Les contacts entre les civilisations grecque et égyptienne, établis de longue date, se sont donc renforcés considérablement au temps des rois saïtes de la XXV1Q dynastie, entre 664 et 525 avant notre ère, puis sous le règne d'Achôris (392-378). Les Grecs pouvaient alors arpenter la vallée du Nil en toute sécurité, s'y installer et s'immerger dans la culture locale.

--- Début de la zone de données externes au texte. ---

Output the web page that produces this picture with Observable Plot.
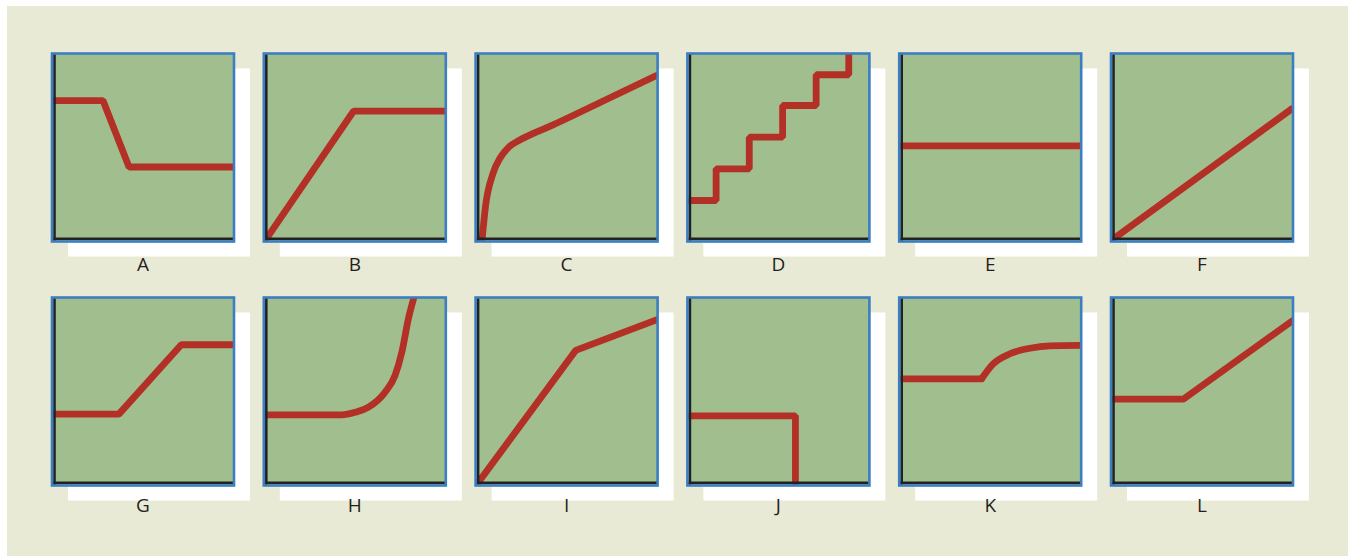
<!DOCTYPE html>
<html>
<head>
<meta charset="utf-8">
<script src="https://cdn.jsdelivr.net/npm/d3@7"></script>
<script src="https://cdn.jsdelivr.net/npm/@observablehq/plot@0.6"></script>
<style>
  html, body { margin: 0; padding: 0; background: #ffffff; }
  #bg { position: absolute; left: 7px; top: 6px; width: 1341px; height: 550px; background: #e8ead6; }
  #chart { position: absolute; left: 0; top: 0; }
</style>
</head>
<body>
<div id="bg"></div>
<div id="chart"></div>
<script>
// Panel labels (categories)
const labels = ["A", "B", "C", "D", "E", "F", "G", "H", "I", "J", "K", "L"];

// Series values: [x, y] in each panel's normalised axes (0..1)
const A = [[0, 0.751], [0.272, 0.751], [0.418, 0.39], [1, 0.39]];
const B = [[0, 0], [0.489, 0.693], [1, 0.693]];
const C = [[0.023, 0.0], [0.041, 0.172], [0.083, 0.353], [0.126, 0.443], [0.172, 0.498], [0.229, 0.534], [0.304, 0.570], [0.379, 0.601], [0.69, 0.743], [1, 0.887]];
const D = [[0, 0.208], [0.147, 0.208], [0.147, 0.380], [0.333, 0.380], [0.333, 0.552], [0.520, 0.552], [0.520, 0.724], [0.708, 0.724], [0.708, 0.891], [0.891, 0.891], [0.891, 1]];
const E = [[0, 0.505], [1, 0.505]];
const F = [[0, 0], [1, 0.706]];
const G = [[0, 0.373], [0.361, 0.373], [0.711, 0.750], [1, 0.750]];
const H = [[0, 0.369], [0.423, 0.369], [0.498, 0.383], [0.573, 0.411], [0.666, 0.492], [0.722, 0.583], [0.760, 0.709], [0.797, 0.891], [0.826, 1]];
const I = [[0, 0], [0.547, 0.719], [1, 0.885]];
const J = [[0, 0.364], [0.592, 0.364], [0.592, 0]];
const Kflat = [[0, 0.565], [0.448, 0.565]];
const Karc = [[0.448, 0.565], [0.513, 0.646], [0.607, 0.701], [0.719, 0.731], [0.831, 0.744], [1, 0.746]];
const L = [[0, 0.454], [0.391, 0.454], [1, 0.878]];

const straightSeries = [["A", A], ["B", B], ["D", D], ["E", E], ["F", F], ["G", G], ["I", I], ["J", J], ["K", Kflat], ["L", L]];
const smoothSeries = [["C", C], ["H", H], ["K", Karc]];

const col = (lab) => labels.indexOf(lab) % 6;
const row = (lab) => Math.floor(labels.indexOf(lab) / 6);

const toRows = (series) => series.flatMap(([lab, pts]) =>
  pts.map(([x, y]) => ({label: lab, x, y, fx: col(lab), fy: row(lab)})));

const straightRows = toRows(straightSeries);
const smoothRows = toRows(smoothSeries);
const labelRows = labels.map((lab) => ({label: lab, fx: col(lab), fy: row(lab)}));

const GREEN = "#a1bf8e", BLUE = "#3b7ec2", RED = "#b33026", INK = "#222222";
const labelStyle = {fx: "fx", fy: "fy", text: "label", frameAnchor: "bottom", lineAnchor: "top",
  fontSize: 19, fontFamily: "'Open Sans', sans-serif", fill: "#231f20"};

const chart = Plot.plot({
  width: 1348,
  height: 557,
  marginLeft: 51.5,
  marginRight: 55.5,
  marginTop: 53,
  marginBottom: 72,
  style: {background: "transparent", overflow: "visible"},
  fx: {domain: [0, 1, 2, 3, 4, 5], paddingInner: 1 - 182 / 211.8, paddingOuter: 0, round: false, axis: null},
  fy: {domain: [0, 1], paddingInner: 1 - 188 / 244, paddingOuter: 0, round: false, axis: null},
  x: {domain: [0, 1], insetLeft: 2.5, insetRight: 1.2, axis: null},
  y: {domain: [0, 1], insetTop: 1.2, insetBottom: 2.7, axis: null},
  marks: [
    Plot.frame({fill: "#ffffff", dx: 16, dy: 15}),
    Plot.frame({fill: GREEN}),
    Plot.line(straightRows, {x: "x", y: "y", z: "label", fx: "fx", fy: "fy", stroke: RED, strokeWidth: 6.8,
      strokeLinecap: "round", strokeLinejoin: "miter", curve: "linear", clip: true}),
    Plot.line(smoothRows, {x: "x", y: "y", z: "label", fx: "fx", fy: "fy", stroke: RED, strokeWidth: 6.8,
      strokeLinecap: "round", strokeLinejoin: "round", curve: "monotone-x", clip: true}),
    Plot.ruleX([0], {stroke: INK, strokeWidth: 2.6}),
    Plot.ruleY([0], {stroke: INK, strokeWidth: 2.6}),
    Plot.frame({stroke: BLUE, strokeWidth: 2.6}),
    Plot.text(labelRows.filter((d) => d.fy === 0), {...labelStyle, dy: 16}),
    Plot.text(labelRows.filter((d) => d.fy === 1), {...labelStyle, dy: 12.5})
  ]
});
document.getElementById("chart").appendChild(chart);
</script>
</body>
</html>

Des theoros se rendaient fréquemment aux temples pour profiter de l'entretien des scribes, consulter les registres ; pour contempler, surtout, les splendeurs architecturales et artistiques de l'Égypte pharaonique. A supposer seulement que Platon ait été parmi eux, il serait difficile d'imaginer qu'il n'en eût fait autant. « Psammétique », « Amasis », « Achôris », autant de pharaons cités dans ses Dialogues. « Naukratis », « Saïs », « Hermopolis », autant de villes qui reviennent fréquemment sous la plume de l'auteur. Platon connaît l'Égypte. Platon fait l'expérience d'une période d'embellie propice aux grandes expéditions. Quoiqu'à tout prendre, si l'on en croit Froidefond135, les dominations

133 Aristophane, Assemblée des femmes, v. 193 sq.

134 Aristophane, Ploutos, v. 178.

135 C. Froidefond, Le mirage égyptien, Montpellier, Ophrys, Puf Provence, 1971.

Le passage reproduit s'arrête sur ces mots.